Many of the units are associated with particular goods, so for instance the dry hogshead has been used for sugar and for tobacco and the peck for apples. There are also special measures for special goods, such as the cord of wood, the sack, the bale of cotton, the box of fruit, etc.
Because it is difficult to measure actual volume and easy to measure mass, many of these units are now also defined as units of mass, specific to each commodity, so a bushel of apples is a different weight from a bushel of wheat (weighed at a specific moisture level). Indeed, the bushel, the best-known unit of dry measure because it is the quoted unit in commodity markets, is in fact a unit of mass in those contexts.
Conversely, the ton used in specifying tonnage and in freight calculations is often a volume measurement rather than a mass measurement.
In U.S. cooking, dry and liquid measures are the same: the cup, the tablespoon, the teaspoon.

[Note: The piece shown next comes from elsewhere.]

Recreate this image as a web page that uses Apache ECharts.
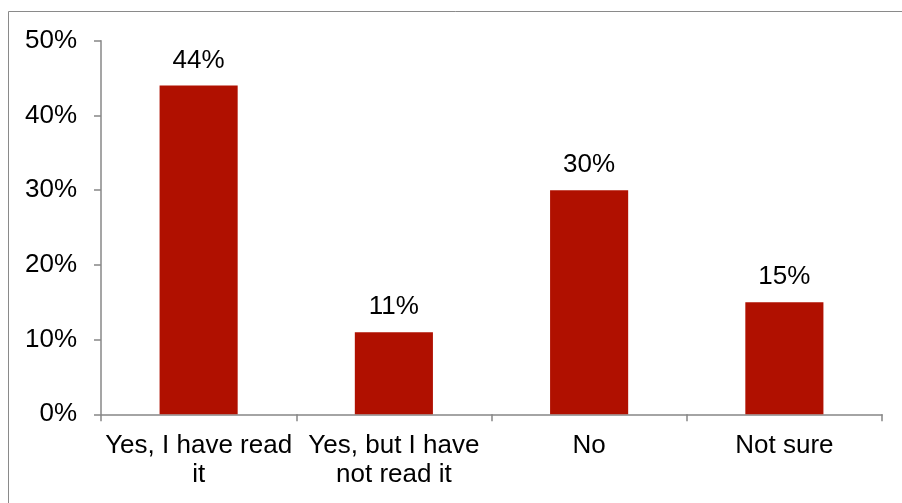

US dry measures are 16% larger than liquid measures; this is advantageous when cooking with fresh produce, as a dry pint of vegetables after trimming ends up being about a cooking (liquid) pint.
[edit] Struck and heaped measurement
The volume of bulk goods is usually measured by filling a standard container, so the containers' names and the units' names are often the same, and indeed both are called "measures". Normally, a level or struck measure is assumed, with the excess being swept off level ("struck") with the measure's brim—the stick used for this is called a "strickle". Sometimes heaped or heaping measures are used, with the commodity heaped in a cone above the measure.